What’s notable is that the celebrity market at this level has largely settled on one of these two aircraft. The days of modified Boeing 767s or 747 VIP conversions as the ultimate statement have given way to purpose-built business jets that offer better efficiency, lower operating costs relative to size, and more flexible routing options. An ultra-long-range business jet can use smaller airports that would never accommodate a widebody commercial derivative. That flexibility — quiet arrivals at regional airports, avoiding the congestion at major hubs — is a significant operational advantage.
What This Means If You’re Considering the Market
Most readers won’t be shopping for an $80 million jet. But the Global 7500’s feature set does trickle down into how the charter and fractional markets position their premium offerings. VistaJet, which operates one of the world’s largest Global series fleets, brings this exact aircraft to clients who need transatlantic or transpacific range without full ownership. Their Global 7500 program puts you in essentially the same cabin — Soleil lighting, l’Opéra audio, Nuage seating — at a fraction of the capital commitment.

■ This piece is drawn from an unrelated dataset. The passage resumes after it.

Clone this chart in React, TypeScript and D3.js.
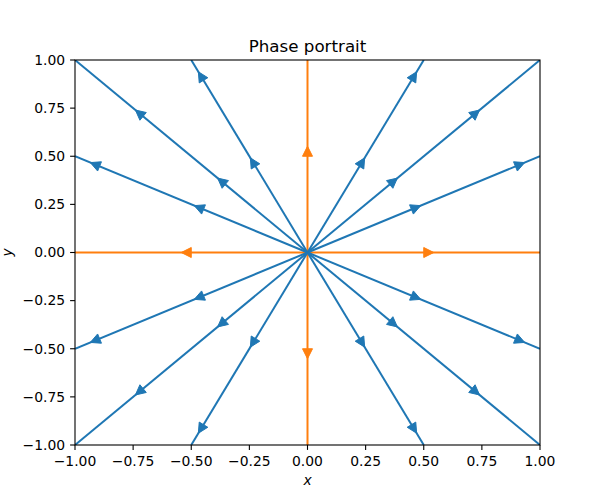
import React from "react";
import * as d3 from "d3";

// Ray endpoints (trajectories leave the origin along these directions)
const blueRays: [number, number][] = [
  [1, 1], [1, 0.5], [0.5, 1],
  [-1, 1], [-1, 0.5], [-0.5, 1],
  [-1, -1], [-1, -0.5], [-0.5, -1],
  [1, -1], [1, -0.5], [0.5, -1],
];
const orangeRays: [number, number][] = [
  [1, 0], [-1, 0], [0, 1], [0, -1],
];
// Arrow positions: distance from origin along each ray (data units)
const blueArrowDist = [0.5, 1.0];
const orangeArrowDist = [0.5];

const xTicks = [-1, -0.75, -0.5, -0.25, 0, 0.25, 0.5, 0.75, 1];
const yTicks = [-1, -0.75, -0.5, -0.25, 0, 0.25, 0.5, 0.75, 1];

const BLUE = "#1f77b4";
const ORANGE = "#ff7f0e";

const W = 600, H = 500;
const L = 75, R = 540, T = 60, B = 445;

export default function App() {
  const x = d3.scaleLinear().domain([-1, 1]).range([L, R]);
  const y = d3.scaleLinear().domain([-1, 1]).range([B, T]);
  const fmt = d3.format(".2f");
  const line = d3.line<[number, number]>().x(d => x(d[0])).y(d => y(d[1]));

  const arrow = (ray: [number, number], dist: number) => {
    const len = Math.hypot(ray[0], ray[1]);
    const ux = ray[0] / len, uy = ray[1] / len;
    const px = x(ux * dist), py = y(uy * dist);
    let dx = x(ray[0]) - x(0), dy = y(ray[1]) - y(0);
    const pl = Math.hypot(dx, dy);
    dx /= pl; dy /= pl;
    const hl = 10, hw = 5;
    const tip = [px + dx * hl, py + dy * hl];
    const a = [px - dy * hw, py + dx * hw];
    const b = [px + dy * hw, py - dx * hw];
    return `M${tip[0]},${tip[1]}L${a[0]},${a[1]}L${b[0]},${b[1]}Z`;
  };

  const renderSeries = (rays: [number, number][], dists: number[], color: string, key: string) => (
    <g key={key}>
      {rays.map((r, i) => (
        <path key={"l" + i} d={line([[0, 0], r]) || ""} fill="none" stroke={color} strokeWidth={2} />
      ))}
      {rays.map((r, i) =>
        dists.map((d, j) => (
          <path key={"a" + i + "-" + j} d={arrow(r, d)} fill={color} stroke={color} strokeWidth={1} />
        ))
      )}
    </g>
  );

  return (
    <svg width={W} height={H} style={{ position: "absolute", left: 0, top: 0, background: "#fff" }}
      fontFamily="DejaVu Sans">
      <rect x={0} y={0} width={W} height={H} fill="#fff" />
      <defs>
        <clipPath id="ax">
          <rect x={L} y={T} width={R - L} height={B - T} />
        </clipPath>
      </defs>
      <g clipPath="url(#ax)">
        {renderSeries(orangeRays, orangeArrowDist, ORANGE, "o")}
        {renderSeries(blueRays, blueArrowDist, BLUE, "b")}
      </g>
      <rect x={L} y={T} width={R - L} height={B - T} fill="none" stroke="#000" strokeWidth={1.1} />
      {xTicks.map(t => (
        <g key={"x" + t}>
          <line x1={x(t)} x2={x(t)} y1={B} y2={B + 4.9} stroke="#000" strokeWidth={1.1} />
          <text x={x(t)} y={B + 21} fontSize={13.9} textAnchor="middle">{fmt(t)}</text>
        </g>
      ))}
      {yTicks.map(t => (
        <g key={"y" + t}>
          <line x1={L - 4.9} x2={L} y1={y(t)} y2={y(t)} stroke="#000" strokeWidth={1.1} />
          <text x={L - 9.8} y={y(t)} dy="0.35em" fontSize={13.9} textAnchor="end">{fmt(t)}</text>
        </g>
      ))}
      <text x={(L + R) / 2} y={T - 8.5} fontSize={16.7} textAnchor="middle">Phase portrait</text>
      <text x={(L + R) / 2} y={485} fontSize={13.9} fontStyle="italic" textAnchor="middle">x</text>
      <text transform={`translate(12,${(T + B) / 2}) rotate(-90)`} fontSize={13.9} fontStyle="italic" textAnchor="middle">y</text>
    </svg>
  );
}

Fractional programs through Flexjet also offer Global 7500 access with an ownership share structure. For someone flying 200 or more hours annually on international routes, fractional in this category starts making real financial sense. You get guaranteed availability, crew management handled externally, and access to a specific aircraft type without the fixed cost burden of sole ownership.
Jay-Z and Beyoncé’s Global 7500 is genuinely one of the finest aircraft in private aviation. But the most forward-looking part of this story isn’t who owns it today — it’s where the category is heading. Bombardier’s forthcoming Global 8000, slated to reclaim the title of world’s longest-range business jet with a certified range north of 8,000 nautical miles, signals that this arms race is far from over. For high-performers who measure competitive advantage in time recovered and productive hours protected, ultra-long-range aviation is no longer about status. It’s about time equity — and the Global 7500 may be the clearest expression of that idea currently flying.